Ainda não está muito claro o que o Brasil vai ganhar com o novo clube econômico e político, mas por enquanto Dilma voltou a respirar

Jorge Zepeda Patterson

Se na terça-feira da semana passada o Brasil foi alvo de brincadeiras e envios de condolências pelo grandioso 7 x 1 que a Alemanha lhe ofereceu na semifinal, apenas uma semana mais tarde o resto da América Latina olhou para o país com uma certa inveja ao ser anunciada, em Fortaleza, a formação do Novo Banco de Desenvolvimento, com um fundo inicial de 100 bilhões de dólares (mais de 221 bilhões de reais) para apoiar os países integrantes dos BRICS: Brasil, Rússia, Índia, China e África do Sul. Uma vitória importante para Dilma Rousseff, que se encontra quase contra o paredão da opinião pública brasileira após o desastre no futebol. Mesmo sem o Brasil conseguir ser a sede do banco, que ficará em Xangai, na China, nem ter a primeira presidência da entidade, que ficará com a Índia, como era a intenção da presidenta, o rosto sorridente que as fotos mostravam contrastou com o semblante funerário que ela exibiu no encerramento da Copa do Mundo, só dois dias antes.

Para alguns brasileiros, trata-se, inclusive, de uma pequena retaliação pelas humilhantes canções entoadas em seus estádios pelos argentinos (“Brasil, decime qué se siente tener en casa a tu papá...”). O governo de Cristina Kirchner fez o inexprimível para que, durante a reunião em Fortaleza, os BRICS se transformassem em BRICSA. Mas sua solicitação foi rejeitada. Apesar do entusiasmo inicial de Vladimir Putin, o grupo decidiu manter o Brasil como seu único membro americano. Não é difícil adivinhar quem terá sido o principal obstáculo dentro do bloco para impedir o acesso argentino.

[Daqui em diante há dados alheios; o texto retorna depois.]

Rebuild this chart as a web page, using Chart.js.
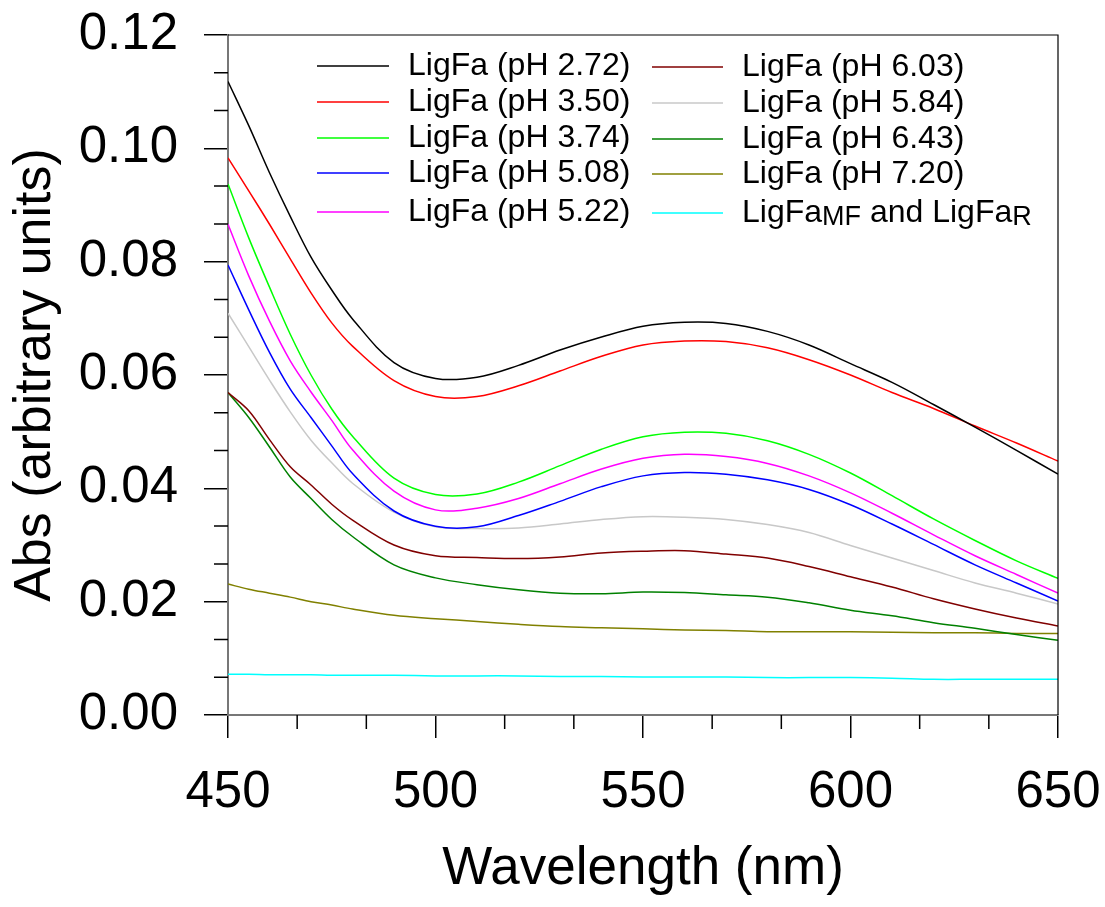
<!DOCTYPE html>
<html>
<head>
<meta charset="utf-8">
<script src="https://cdn.jsdelivr.net/npm/chart.js@4.4.0/dist/chart.umd.min.js"></script>
<style>
body { margin: 0; background: #fff; }
</style>
</head>
<body>
<canvas id="myChart" width="1105" height="907"></canvas>
<script>
// wavelengths (nm)
const wavelength = [450, 455, 460, 465, 470, 475, 480, 490, 500, 510, 520, 530, 540, 550, 560, 570, 580, 590, 600, 610, 620, 630, 640, 650];

// absorbance per sample
const ph272 = [0.1118, 0.1040, 0.0957, 0.0880, 0.0808, 0.0750, 0.0699, 0.0622, 0.0594, 0.0596, 0.0617, 0.0644, 0.0667, 0.0686, 0.0693, 0.0691, 0.0677, 0.0653, 0.0620, 0.0587, 0.0548, 0.0508, 0.0467, 0.0425];
const ph350 = [0.0983, 0.0925, 0.0866, 0.0805, 0.0745, 0.0692, 0.0651, 0.0590, 0.0562, 0.0562, 0.0581, 0.0607, 0.0633, 0.0653, 0.0660, 0.0659, 0.0648, 0.0627, 0.0600, 0.0569, 0.0541, 0.0510, 0.0480, 0.0448];
const ph374 = [0.0937, 0.0842, 0.0755, 0.0672, 0.0600, 0.0540, 0.0492, 0.0418, 0.0389, 0.0390, 0.0411, 0.0440, 0.0469, 0.0491, 0.0499, 0.0497, 0.0484, 0.0460, 0.0427, 0.0387, 0.0346, 0.0308, 0.0272, 0.0241];
const ph508 = [0.0794, 0.0715, 0.0640, 0.0575, 0.0525, 0.0475, 0.0426, 0.0360, 0.0333, 0.0332, 0.0352, 0.0377, 0.0403, 0.0422, 0.0428, 0.0425, 0.0415, 0.0398, 0.0371, 0.0337, 0.0301, 0.0265, 0.0233, 0.0201];
const ph522 = [0.0866, 0.0775, 0.0695, 0.0625, 0.0570, 0.0520, 0.0468, 0.0395, 0.0362, 0.0365, 0.0382, 0.0408, 0.0434, 0.0453, 0.0460, 0.0456, 0.0444, 0.0422, 0.0392, 0.0356, 0.0318, 0.0281, 0.0248, 0.0215];
const ph603 = [0.0569, 0.0537, 0.0486, 0.0438, 0.0406, 0.0372, 0.0344, 0.0300, 0.0281, 0.0278, 0.0276, 0.0279, 0.0286, 0.0289, 0.0290, 0.0284, 0.0277, 0.0262, 0.0244, 0.0226, 0.0205, 0.0187, 0.0171, 0.0157];
const ph584 = [0.0709, 0.0650, 0.0591, 0.0535, 0.0485, 0.0445, 0.0409, 0.0358, 0.0332, 0.0329, 0.0330, 0.0337, 0.0345, 0.0350, 0.0349, 0.0345, 0.0336, 0.0322, 0.0299, 0.0277, 0.0255, 0.0233, 0.0215, 0.0196];
const ph643 = [0.0569, 0.0525, 0.0473, 0.0420, 0.0382, 0.0345, 0.0315, 0.0265, 0.0242, 0.0230, 0.0221, 0.0215, 0.0214, 0.0217, 0.0216, 0.0212, 0.0208, 0.0198, 0.0185, 0.0175, 0.0163, 0.0153, 0.0142, 0.0132];
const ph720 = [0.0231, 0.0222, 0.0215, 0.0208, 0.0200, 0.0194, 0.0187, 0.0176, 0.0170, 0.0165, 0.0160, 0.0156, 0.0154, 0.0152, 0.0150, 0.0149, 0.0147, 0.0147, 0.0147, 0.0146, 0.0145, 0.0145, 0.0144, 0.0144];
const mfAndR = [0.0072, 0.0072, 0.0071, 0.0071, 0.0071, 0.0070, 0.0070, 0.0070, 0.0069, 0.0069, 0.0069, 0.0068, 0.0068, 0.0067, 0.0067, 0.0067, 0.0066, 0.0066, 0.0066, 0.0065, 0.0063, 0.0063, 0.0063, 0.0063];

const labels = ['LigFa (pH 2.72)', 'LigFa (pH 3.50)', 'LigFa (pH 3.74)', 'LigFa (pH 5.08)', 'LigFa (pH 5.22)',
                'LigFa (pH 6.03)', 'LigFa (pH 5.84)', 'LigFa (pH 6.43)', 'LigFa (pH 7.20)', 'LigFaMF and LigFaR'];
const series = [ph272, ph350, ph374, ph508, ph522, ph603, ph584, ph643, ph720, mfAndR];
const colors = ['#000000', '#ff0000', '#00ff00', '#0000ff', '#ff00ff', '#800000', '#c8c8c8', '#008000', '#808000', '#00ffff'];

const FONT = '"Liberation Sans", Arial, Helvetica, sans-serif';
Chart.defaults.font.family = FONT;
Chart.defaults.color = '#000';

const datasets = series.map((s, i) => ({
    label: labels[i],
    data: s.map((v, j) => ({ x: wavelength[j], y: v })),
    borderColor: colors[i],
    borderWidth: 1.5,
    pointRadius: 0,
    tension: 0.35,
    fill: false
}));

// minor ticks + frame on top and right
const frame = {
    id: 'frame',
    afterDraw(chart) {
        const c = chart.ctx;
        const a = chart.chartArea;
        const xs = chart.scales.x, ys = chart.scales.y;
        c.save();
        c.strokeStyle = '#000';
        c.lineWidth = 1.5;
        c.beginPath();
        for (let k = 0; k <= 18; k++) {
            if (k % 3 === 0) continue;
            const py = ys.getPixelForValue(k * 0.02 / 3);
            c.moveTo(a.left - 14, py); c.lineTo(a.left, py);
        }
        for (let k = 0; k <= 12; k++) {
            if (k % 3 === 0) continue;
            const px = xs.getPixelForValue(450 + k * 50 / 3);
            c.moveTo(px, a.bottom); c.lineTo(px, a.bottom + 14);
        }
        c.stroke();
        c.lineWidth = 1.2;
        c.beginPath();
        c.moveTo(a.left, a.top); c.lineTo(a.right, a.top); c.lineTo(a.right, a.bottom);
        c.stroke();
        c.restore();
    }
};

// two-column legend inside the plot
const legendBox = {
    id: 'legendBox',
    afterDraw(chart) {
        const c = chart.ctx;
        const cols = [{ x1: 317, x2: 389, tx: 408 }, { x1: 652, x2: 723, tx: 742 }];
        const rowY = [66, 102, 138, 173, 212];
        c.save();
        c.textBaseline = 'middle';
        chart.data.datasets.forEach((ds, i) => {
            const col = cols[Math.floor(i / 5)];
            const y = rowY[i % 5] + (i >= 5 ? 1 : 0);
            c.strokeStyle = ds.borderColor;
            c.lineWidth = 1.5;
            c.beginPath(); c.moveTo(col.x1, y); c.lineTo(col.x2, y); c.stroke();
            c.fillStyle = '#000';
            if (i === 9) {
                const parts = [['LigFa', 0], ['MF', 1], [' and LigFa', 0], ['R', 1]];
                let x = col.tx;
                parts.forEach(p => {
                    c.font = (p[1] ? 27 : 32) + 'px ' + FONT;
                    c.fillText(p[0], x, y + (p[1] ? 5 : 0));
                    x += c.measureText(p[0]).width;
                });
            } else {
                c.font = '32px ' + FONT;
                c.fillText(ds.label, col.tx, y);
            }
        });
        c.restore();
    }
};

const ctx = document.getElementById('myChart').getContext('2d');
const myChart = new Chart(ctx, {
    type: 'line',
    data: { datasets: datasets },
    options: {
        responsive: false,
        animation: false,
        layout: { padding: { top: 35, right: 47, left: 0, bottom: 0 } },
        plugins: { legend: { display: false }, tooltip: { enabled: false } },
        scales: {
            x: {
                type: 'linear', min: 450, max: 650,
                afterFit: s => { s.height = 192; s.paddingLeft = 0; s.paddingRight = 0; },
                ticks: { stepSize: 50, font: { size: 51 }, color: '#000', padding: 24 },
                grid: { drawOnChartArea: false, tickLength: 23, color: '#000', lineWidth: 1.5 },
                border: { color: '#777', width: 2 },
                title: { display: true, text: 'Wavelength (nm)', font: { size: 53 }, color: '#000', padding: { top: 0, bottom: 6 } }
            },
            y: {
                min: 0, max: 0.12,
                afterFit: s => { s.width = 228; s.paddingTop = 0; s.paddingBottom = 0; },
                ticks: { stepSize: 0.02, font: { size: 51 }, color: '#000', padding: 26, callback: v => v.toFixed(2) },
                grid: { drawOnChartArea: false, tickLength: 24, color: '#000', lineWidth: 1.5 },
                border: { color: '#777', width: 2 },
                title: { display: true, text: 'Abs (arbitrary units)', font: { size: 52 }, color: '#000', padding: { top: 4, bottom: 0 } }
            }
        }
    },
    plugins: [frame, legendBox]
});
</script>
</body>
</html>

Na verdade, até a última segunda-feira, o grupo BRICS não era mais do que um clube de amigos que se reunia de vez em quando em torno de uma ideia feliz desenvolvida pelo economista Jim O’Neil em 2001, para se referir a essas nações emergentes. Começaram a se juntar a partir de 2008, quando todas elas cresciam a todo vapor e perceberam que eram os novos ricos da praça. O Goldman Sachs, onde trabalha O’Neil, estima que Brasil, Rússia, Índia e China pode se tornar as quatro economias dominantes até 2050.

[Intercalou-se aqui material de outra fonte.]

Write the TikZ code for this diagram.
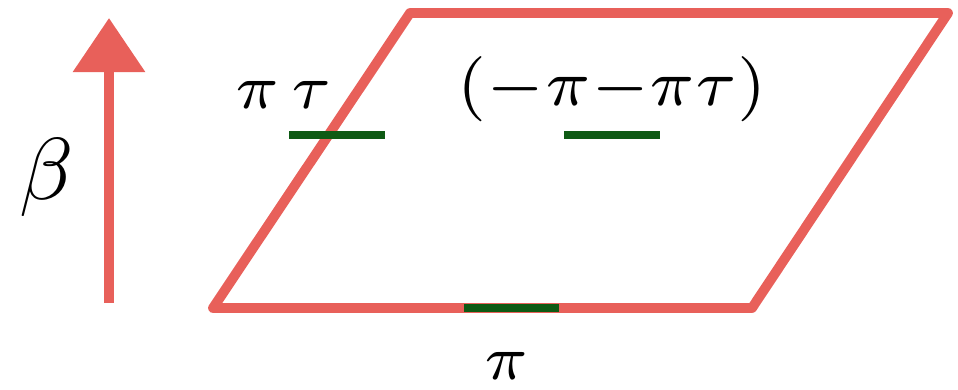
\documentclass[tikz,border=0pt]{standalone}
\usetikzlibrary{arrows.meta}
\definecolor{chalkred}{HTML}{E8605A}
\definecolor{chalkgreen}{HTML}{0E5A14}
\begin{document}
\begin{tikzpicture}[line join=round,
    redline/.style={draw=chalkred, line width=5.6pt},
    greenbar/.style={draw=chalkgreen, line width=4.4pt},
    lbl/.style={scale=5.1, inner sep=0pt, anchor=base}]
\useasboundingbox (0,0) rectangle (19.16,7.78);
% fundamental domain
\draw[redline] (4.26,1.62)--(15.04,1.62)--(18.96,7.52)--(8.20,7.52)--cycle;
\draw[greenbar] (9.28,1.62)--(11.18,1.62);
\draw[greenbar] (5.78,5.08)--(7.70,5.08);
\draw[greenbar] (11.28,5.08)--(13.20,5.08);
% time direction
\draw[redline,-{Triangle[length=1.08cm,width=1.4cm]}] (2.18,1.72)--(2.18,7.42);
\node[lbl, scale=5/5.1] (beta) at (0.94,3.8) {$\beta$};
\node[lbl] (pitau) at (5.68,5.62) {$\scriptstyle\pi\,\tau$};
\node[lbl, scale=5.3/5.1] (corner) at (12.24,5.68) {$\scriptstyle(-\pi-\pi\tau)$};
\node[lbl] (pi) at (10.14,0.2) {$\scriptstyle\pi$};
\end{tikzpicture}
\end{document}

Com esses números, os BRICS tentam exercer um contraponto ao FMI e à OCDE. Durante anos, foram considerados os ovelhas negras, os párias da comunidade, permanentemente sub-representados nos organismos internacionais por vontade expressa da Casa Branca. De maneira geral, ainda estão reprovados contra as exigências em matéria de democracia e “ocidentalização” emitidas pelo chamado Consenso de Washington.

Graças ao talão de cheques chinês, o grupo está decidido a se tornar um clube de anti-heróis e enfrentar o mundo exibindo suas características próprias. Diante da aparência de bons moços dos membros Beatles da OCDE, eles mostrarão suas tatuagens indecentes e seu desdém pelos bons costumes, como Rolling Stones que sabem que estão protegidos pelos índices do mercado. De fato, seus números fazem deles um protagonista formidável: juntos, eles representam 20% do PIB mundial e 40% da população do planeta. E tudo indica que essas proporções continuarão aumentando nos próximos anos.

O verdadeiro impacto para os países-membros ainda está para ser visto, mas o potencial pode ser enorme. Dificilmente esta se tornará uma instituição volumosa, já que deseja limitar a permissão de participação a países com grande população e forte crescimento (cada membro atual supera os 100 milhões de habitantes, exceto pela África do Sul, admitida, entre outros motivos, pelo desejo do bloco de colocar um pé naquele continente). O México e a Coreia do Sul reúnem os requisitos necessários, mas o fato de pertencerem à OCDE e de serem próximos aos Estados Unidos faz deles cavalos de Troia aos olhos de russos e chineses.

Justamente um país como o México teria de se perguntar, hipoteticamente, que vantagem tem em ser parte do FMI e da OCDE, em contraste com ser membro dos BRICS. Do primeiro, obtém créditos geralmente envenenados pelas exigências do Consenso de Washington; da segunda, a OCDE, recebe relatórios periódicos sobre educação e níveis de bem-estar social nos quais os mexicanos são invariavelmente exibidos nas últimas posições.

Ainda não está claro o que o Brasil vai ganhar com o novo clube econômico e político. Seus sócios são tão poderosos quanto extravagantes na hora de fazer negócios. Nem a China nem a Rússia são conhecidas por ter uma agenda generosa em termos comerciais e financeiros. Mas estão sendo pressionadas a constituir um polo geopolítico alternativo frente ao dólar. Uma conjuntura que, bem trabalhada, poderá ser essencial para os interesses brasileiros. Só o tempo dirá. Por enquanto, Dilma voltou a respirar e a dançar. Talvez ao ritmo de Sympathy for the Devil.